The proper way to prove "it's 100 times more safe" isn't to let it cause some number of deaths and then go "welp, we tried our best but we were wrong, turns out it's less safe. Shucks". But that's exactly what Tesla, Uber, etc. all seem to be doing. "We'll compare our statistics once the death tallies are in and we'll see which is safer".
The most we have to go on for a rough approximation of safety is the nebulous and ill-defined "disengagements" in the public CA reports. From what I can tell, there's no strong algorithmic or safety analysis of these self-driving systems at all.
The climate about these things is sour because the self-driving car technology companies seem to want to spin the narrative and blame anybody but themselves for the deaths they were causing, and just praying they'll cause less of them once this tech goes global.
For clarity on this point, "disengagement" has a specific meaning to the California DMV[0]:
> For the purposes of this section, “disengagement” means a deactivation of the autonomous mode when a failure of the autonomous technology is detected or when the safe operation of the vehicle requires that the autonomous vehicle test driver disengage the autonomous mode and take immediate manual control of the vehicle.
However, some self-driving car manufacturers have been testing the rules quite a lot by choosing which disengagements to report[1]. Waymo reportedly "runs a simulation" to figure out whether to include the disengagement in its report, but there's no mention of what the simulation is or how it might fail in similar ways the technology inside the car did! Thus, the numbers in the reports are likely deflated from being actually every single disengagement.

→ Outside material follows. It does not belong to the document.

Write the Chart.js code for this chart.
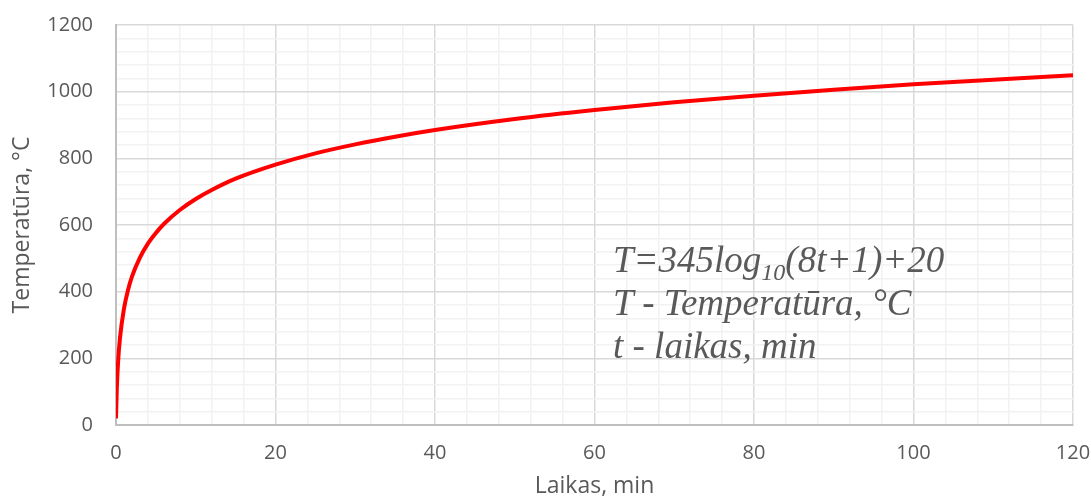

And even this pathetic and tootheless regulation was enough to drive Uber from California for a while.
With all the games they play with the numbers, Waymo still reports 63 safety-related disengagements for a mere 352,000 miles. This doesn't sound like an acceptable level of safety.
The surprising part is that it appears that Waymo is planning to start deploying their system in 2018. How can they even consider it with this amount of disengagements?
Inexperienced drivers cannot be avoided, but many states try mitigate the risk by limiting teenage drivers.
But my point is that whether to allow a vehicle that is not safer than a reasonable human driver should be not left to the car owner alone - there are other stakeholders whose interests must be taken into account.
Is it? Can it be proved controlling for all variables?